What is the difference between average rate of change and instantaneous rate of change?
The average rate of change measures the overall change across an interval [a, b] and equals the slope of the secant line between two points. The instantaneous rate of change measures the rate at a single specific point and equals the slope of the tangent line at that point. Mathematically, the instantaneous rate is the derivative f prime(x), which is the limit of the average rate as the interval width approaches zero: f prime(a) = lim(h approaches 0) [f(a+h) - f(a)] / h. For a car trip, average rate is your average speed over the whole trip, while instantaneous rate is your speedometer reading at any given moment. The Mean Value Theorem guarantees that somewhere in the interval, the instantaneous rate equals the average rate.

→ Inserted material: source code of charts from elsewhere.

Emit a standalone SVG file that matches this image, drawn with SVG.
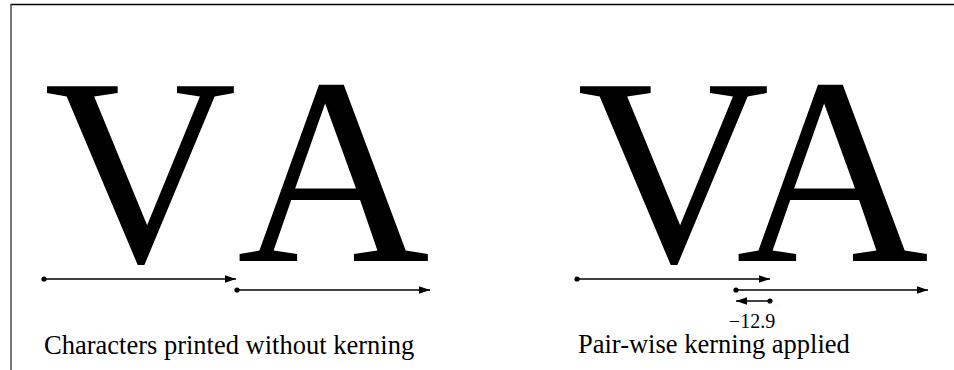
<svg xmlns="http://www.w3.org/2000/svg" width="954" height="370" viewBox="0 0 954 370">
<style>
.big{font-family:"Liberation Serif","Times New Roman",serif;font-size:267px;fill:#000}
.cap{font-family:"Liberation Serif","Times New Roman",serif;font-size:26.5px;fill:#000}
.lbl{font-family:"Liberation Serif","Times New Roman",serif;font-size:20px;fill:#000}
.ln{stroke:#000;stroke-width:1.3;fill:none;marker-start:url(#dot);marker-end:url(#arr)}
</style>
<defs>
<marker id="arr" markerUnits="userSpaceOnUse" markerWidth="12" markerHeight="10" refX="11" refY="5" orient="auto"><path d="M0,1.2 L11,5 L0,8.8 Z" fill="#000"/></marker>
<marker id="dot" markerUnits="userSpaceOnUse" markerWidth="8" markerHeight="8" refX="4" refY="4"><circle cx="4" cy="4" r="2.6" fill="#000"/></marker>
</defs>
<line x1="10.5" y1="4.5" x2="954" y2="4.5" stroke="#000" stroke-width="1.6"/>
<line x1="11" y1="4" x2="11" y2="370" stroke="#555" stroke-width="1.6"/>
<g id="unkerned">
<text class="big" x="44" y="261">V</text>
<text class="big" x="237" y="261">A</text>
<text class="cap" x="44" y="354">Characters printed without kerning</text>
</g>
<g id="kerned">
<text class="big" x="577" y="261">V</text>
<text class="big" x="736" y="261">A</text>
<text class="cap" x="578" y="353">Pair-wise kerning applied</text>
<text class="lbl" x="752" y="328" text-anchor="middle">−12.9</text>
</g>
<g id="connectors">
<line class="ln" x1="44" y1="279" x2="236" y2="279"/>
<line class="ln" x1="237" y1="290" x2="430" y2="290"/>
<line class="ln" x1="577" y1="279" x2="770" y2="279"/>
<line class="ln" x1="736" y1="290" x2="928" y2="290"/>
<line class="ln" x1="770" y1="301" x2="736" y2="301"/>
</g>
</svg>
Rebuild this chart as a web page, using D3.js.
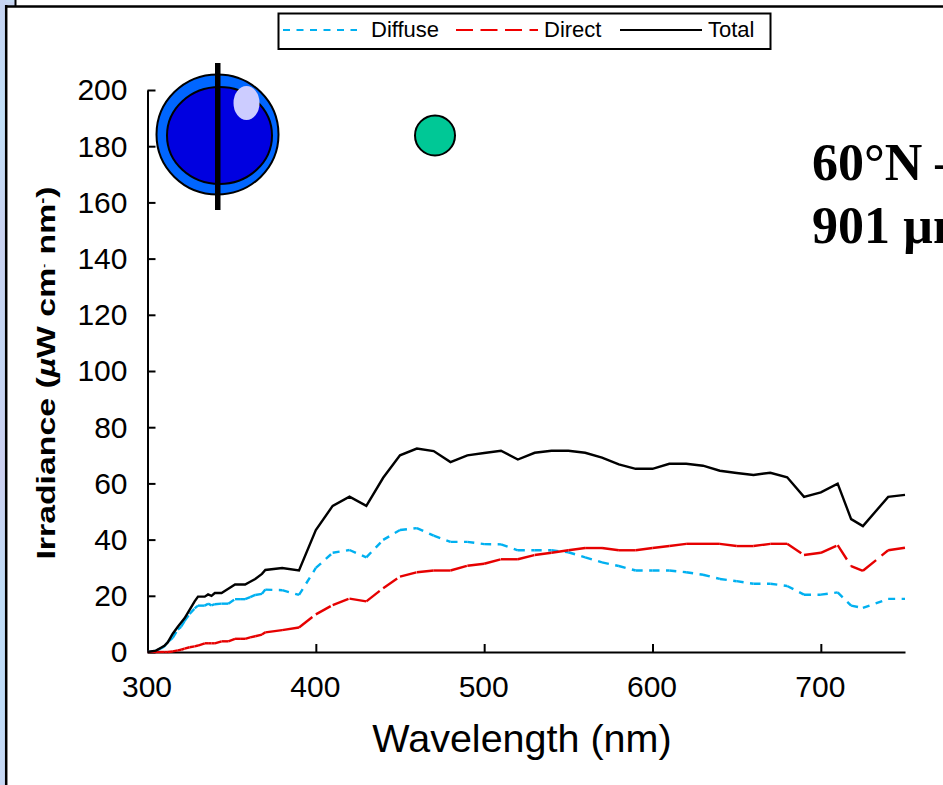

How does the average rate of change relate to slope?
The average rate of change between two points is identical to the slope of the line connecting those points (the secant line). For a linear function y = mx + b, the average rate of change between any two points always equals m, the slope of the line, regardless of which points you choose. This is what makes linear functions special: their rate of change is constant. For nonlinear functions like quadratics or exponentials, the average rate of change varies depending on which interval you select. A steeper secant line indicates a faster average rate of change. Understanding this connection is fundamental to transitioning from algebra (where slope is constant) to calculus (where slope varies continuously).
How do you interpret a negative average rate of change?
A negative average rate of change indicates that the function is decreasing over the interval, meaning the output value at the end of the interval is less than at the beginning. For example, if the temperature drops from 80 F at noon to 65 F at 6 PM, the average rate of change is (65 - 80) / (6 - 0) = -2.5 degrees per hour, indicating a temperature decrease. In economics, a negative average rate of change in revenue over time indicates declining sales. In physics, a negative velocity (rate of change of position) means the object is moving backward. The magnitude of the negative value tells you how fast the decrease is occurring, while the sign tells you the direction of change.
What is the secant line and how is it related to average rate of change?
A secant line is a straight line that passes through two points on a curve. The slope of this secant line equals the average rate of change of the function over the interval between those two points. The equation of the secant line can be written using point-slope form: y - y1 = m(x - x1), where m is the average rate of change and (x1, y1) is either endpoint. As the two points are brought closer together, the secant line approaches the tangent line, and the average rate of change approaches the instantaneous rate (the derivative). This process of taking the limit is the fundamental idea behind differential calculus and is visually represented by rotating the secant line until it becomes tangent to the curve.
How do you find the average rate of change for common function types?
For a linear function f(x) = ax + b, the average rate is always a (constant slope). For a quadratic f(x) = ax^2 + bx + c, the average rate between x1 and x2 equals a(x1 + x2) + b, which varies with the interval. For an exponential f(x) = A * e^(kx), the average rate between x1 and x2 equals A(e^(kx2) - e^(kx1)) / (x2 - x1). For a square root function f(x) = a * sqrt(x), the rate decreases as x increases. Each function type produces characteristic patterns: linear functions have constant rates, quadratics have linearly changing rates, and exponentials have rates that grow proportionally to the function value itself.